Second, Platform Consolidation: Google is abandoning the Android Things experiment for smart home devices and going all-in on Fuchsia. This is a bet that controlling the full software stack — from kernel to assistant — will yield better performance, lower costs, and tighter integration with Google’s cloud services. It is also a gamble: Fuchsia has been in development since 2016 but has no third-party developer ecosystem. The Google Home Speaker will be its first real test.
Third, Modular Hardware Design: The swappable audio modules on the Google Home Speaker echo Fairphone’s repairability-focused approach and Framework’s modular laptops. For a mass-market consumer electronics company, this is a significant departure from the sealed, disposable design that dominated the 2010s. If successful, it could pressure Amazon and Apple to adopt similar strategies in their next-generation smart speakers.
Key Takeaways
- [Nest Mini Discontinued]: Google ended production of its best-selling smart speaker after 50 million units sold, acknowledging the loss-leader model failed to generate sustainable revenue.

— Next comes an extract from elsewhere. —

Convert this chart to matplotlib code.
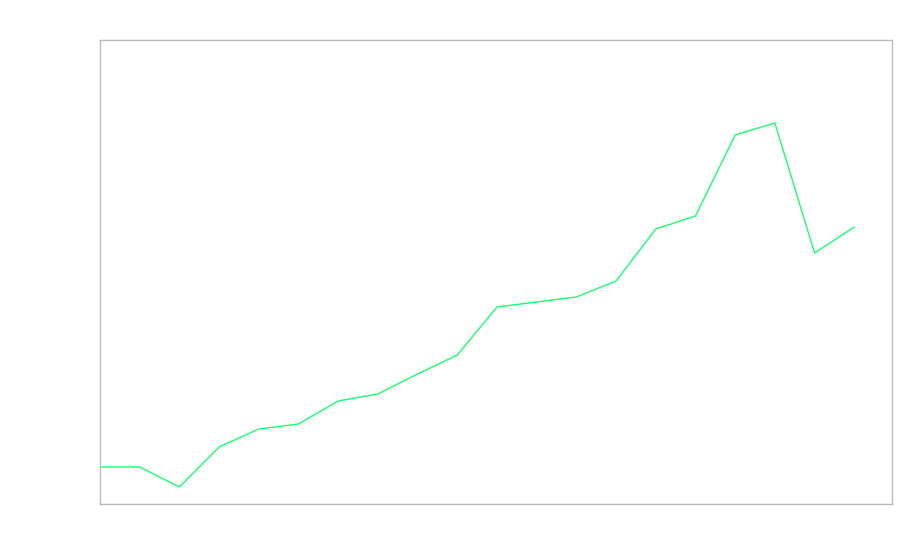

- [Google Home Speaker Launches August 15]: The $129.99 device features a modular, wedge-shaped design and runs on Fuchsia-based HomeOS, marking a complete architectural break from the Nest Mini.
- [Voice Commerce Failed]: Voice shopping never exceeded 3% of U.S. e-commerce, forcing Google to shift from user-acquisition to premium hardware margins.
- [Fuchsia Goes Consumer]: The Google Home Speaker is the first mass-market device to ship with Google’s in-house Fuchsia kernel, making it a critical test for the company’s long-term platform strategy.